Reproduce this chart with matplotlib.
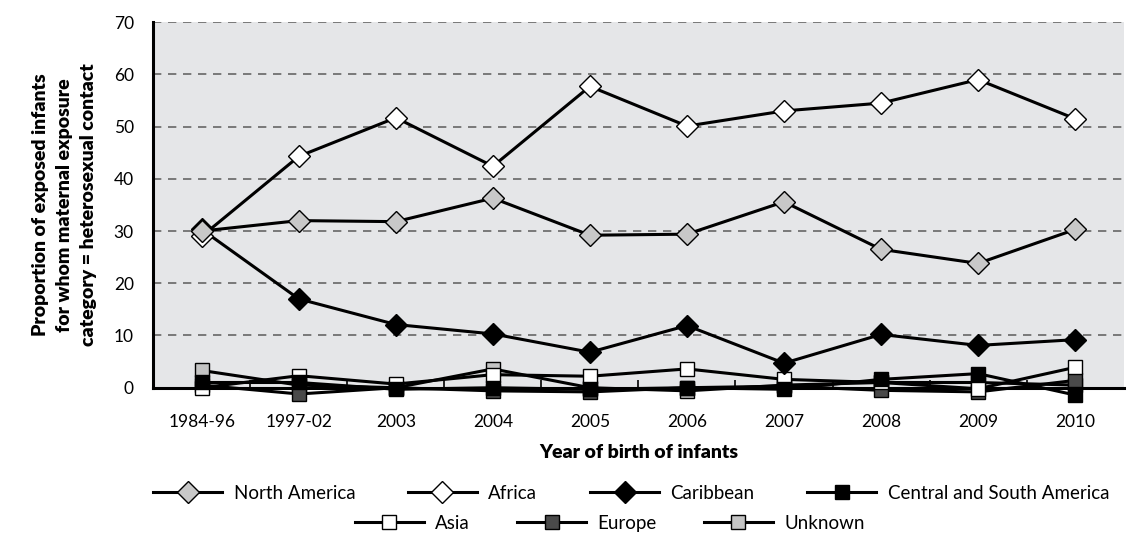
import matplotlib.pyplot as plt
import numpy as np

plt.rcParams['font.family'] = ['Lato', 'DejaVu Sans']

years = ['1984-96', '1997-02', '2003', '2004', '2005', '2006', '2007', '2008', '2009', '2010']

north_america = [30.0, 32.0, 31.8, 36.3, 29.2, 29.4, 35.6, 26.5, 23.8, 30.3]
africa = [29.0, 44.3, 51.7, 42.4, 57.7, 50.1, 53.0, 54.5, 59.0, 51.5]
caribbean = [30.3, 17.0, 12.1, 10.3, 6.8, 11.9, 4.7, 10.2, 8.1, 9.2]
central_south = [1.0, 1.0, -0.3, 0.0, -0.3, 0.0, -0.3, 1.6, 2.7, -1.4]
asia = [0.0, 2.3, 0.7, 2.5, 2.2, 3.6, 1.6, 1.0, -0.2, 3.9]
europe = [0.5, -1.2, 0.0, -0.6, -0.8, 0.0, 0.3, -0.5, -0.8, 1.4]
unknown = [3.3, 0.5, 0.0, 3.6, 0.0, -0.6, 0.5, 1.0, 1.0, 0.5]

series = [
    ('North America', north_america, 'D', '#c8c8c8', 11.5),
    ('Africa', africa, 'D', 'white', 11.5),
    ('Caribbean', caribbean, 'D', 'black', 11.5),
    ('Central and South America', central_south, 's', 'black', 10),
    ('Asia', asia, 's', 'white', 10),
    ('Europe', europe, 's', '#4a4a4a', 10),
    ('Unknown', unknown, 's', '#c4c4c4', 10),
]

fig = plt.figure(figsize=(11.27, 5.4), dpi=100)
ax = fig.add_axes([0.136, 0.282, 0.861, 0.677])
ax.set_facecolor('#e5e6e8')

x = np.arange(len(years))
handles = {}
for i, (name, vals, mk, fc, ms) in enumerate(reversed(series)):
    line, = ax.plot(x, vals, color='black', lw=2.2, marker=mk, markersize=ms,
                    markerfacecolor=fc, markeredgecolor='black', markeredgewidth=1,
                    clip_on=False, zorder=3 + i)
    handles[name] = line

ax.set_xlim(-0.5, 9.5)
ax.set_ylim(0, 70)
ax.set_yticks(range(0, 71, 10))
ax.yaxis.grid(True, ls=(0, (5, 4)), color='#666666', lw=1.2)
ax.set_axisbelow(True)
ax.set_xticks(x)
ax.set_xticklabels(years)
ax.set_xticks(np.arange(0.5, 9, 1), minor=True)
ax.tick_params(axis='x', which='major', length=0, pad=19, labelsize=12.5)
ax.tick_params(axis='x', which='minor', direction='in', length=6, width=1.2)
ax.tick_params(axis='y', length=0, pad=14, labelsize=12.5)
for s in ['top', 'right']:
    ax.spines[s].set_visible(False)
for s in ['left', 'bottom']:
    ax.spines[s].set_linewidth(2.2)

ax.set_xlabel('Year of birth of infants', fontsize=14, fontweight='heavy', labelpad=10)
ax.set_ylabel('Proportion of exposed infants\nfor whom maternal exposure\ncategory = heterosexual contact',
              fontsize=14, fontweight='heavy', labelpad=12, linespacing=1.5)

names = [s[0] for s in series]
fig.legend([handles[n] for n in names[:4]], names[:4], loc='center',
           bbox_to_anchor=(0.56, 0.086), ncol=4, frameon=False,
           handlelength=3.7, handletextpad=0.6, columnspacing=2.8, fontsize=13.5)
fig.legend([handles[n] for n in names[4:]], names[4:], loc='center',
           bbox_to_anchor=(0.541, 0.031), ncol=3, frameon=False,
           handlelength=3.7, handletextpad=0.6, columnspacing=2.5, fontsize=13.5)

fig.savefig('out.png', dpi=100)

______

GIVEN TASK -
All of the lines above should be retyped precisely, apart from the pictures.

RESPONSE FOR THIS EXERCISE -
Reproduce this chart with matplotlib.
import matplotlib.pyplot as plt
import numpy as np

plt.rcParams['font.family'] = ['Lato', 'DejaVu Sans']

years = ['1984-96', '1997-02', '2003', '2004', '2005', '2006', '2007', '2008', '2009', '2010']

north_america = [30.0, 32.0, 31.8, 36.3, 29.2, 29.4, 35.6, 26.5, 23.8, 30.3]
africa = [29.0, 44.3, 51.7, 42.4, 57.7, 50.1, 53.0, 54.5, 59.0, 51.5]
caribbean = [30.3, 17.0, 12.1, 10.3, 6.8, 11.9, 4.7, 10.2, 8.1, 9.2]
central_south = [1.0, 1.0, -0.3, 0.0, -0.3, 0.0, -0.3, 1.6, 2.7, -1.4]
asia = [0.0, 2.3, 0.7, 2.5, 2.2, 3.6, 1.6, 1.0, -0.2, 3.9]
europe = [0.5, -1.2, 0.0, -0.6, -0.8, 0.0, 0.3, -0.5, -0.8, 1.4]
unknown = [3.3, 0.5, 0.0, 3.6, 0.0, -0.6, 0.5, 1.0, 1.0, 0.5]

series = [
    ('North America', north_america, 'D', '#c8c8c8', 11.5),
    ('Africa', africa, 'D', 'white', 11.5),
    ('Caribbean', caribbean, 'D', 'black', 11.5),
    ('Central and South America', central_south, 's', 'black', 10),
    ('Asia', asia, 's', 'white', 10),
    ('Europe', europe, 's', '#4a4a4a', 10),
    ('Unknown', unknown, 's', '#c4c4c4', 10),
]

fig = plt.figure(figsize=(11.27, 5.4), dpi=100)
ax = fig.add_axes([0.136, 0.282, 0.861, 0.677])
ax.set_facecolor('#e5e6e8')

x = np.arange(len(years))
handles = {}
for i, (name, vals, mk, fc, ms) in enumerate(reversed(series)):
    line, = ax.plot(x, vals, color='black', lw=2.2, marker=mk, markersize=ms,
                    markerfacecolor=fc, markeredgecolor='black', markeredgewidth=1,
                    clip_on=False, zorder=3 + i)
    handles[name] = line

ax.set_xlim(-0.5, 9.5)
ax.set_ylim(0, 70)
ax.set_yticks(range(0, 71, 10))
ax.yaxis.grid(True, ls=(0, (5, 4)), color='#666666', lw=1.2)
ax.set_axisbelow(True)
ax.set_xticks(x)
ax.set_xticklabels(years)
ax.set_xticks(np.arange(0.5, 9, 1), minor=True)
ax.tick_params(axis='x', which='major', length=0, pad=19, labelsize=12.5)
ax.tick_params(axis='x', which='minor', direction='in', length=6, width=1.2)
ax.tick_params(axis='y', length=0, pad=14, labelsize=12.5)
for s in ['top', 'right']:
    ax.spines[s].set_visible(False)
for s in ['left', 'bottom']:
    ax.spines[s].set_linewidth(2.2)

ax.set_xlabel('Year of birth of infants', fontsize=14, fontweight='heavy', labelpad=10)
ax.set_ylabel('Proportion of exposed infants\nfor whom maternal exposure\ncategory = heterosexual contact',
              fontsize=14, fontweight='heavy', labelpad=12, linespacing=1.5)

names = [s[0] for s in series]
fig.legend([handles[n] for n in names[:4]], names[:4], loc='center',
           bbox_to_anchor=(0.56, 0.086), ncol=4, frameon=False,
           handlelength=3.7, handletextpad=0.6, columnspacing=2.8, fontsize=13.5)
fig.legend([handles[n] for n in names[4:]], names[4:], loc='center',
           bbox_to_anchor=(0.541, 0.031), ncol=3, frameon=False,
           handlelength=3.7, handletextpad=0.6, columnspacing=2.5, fontsize=13.5)

fig.savefig('out.png', dpi=100)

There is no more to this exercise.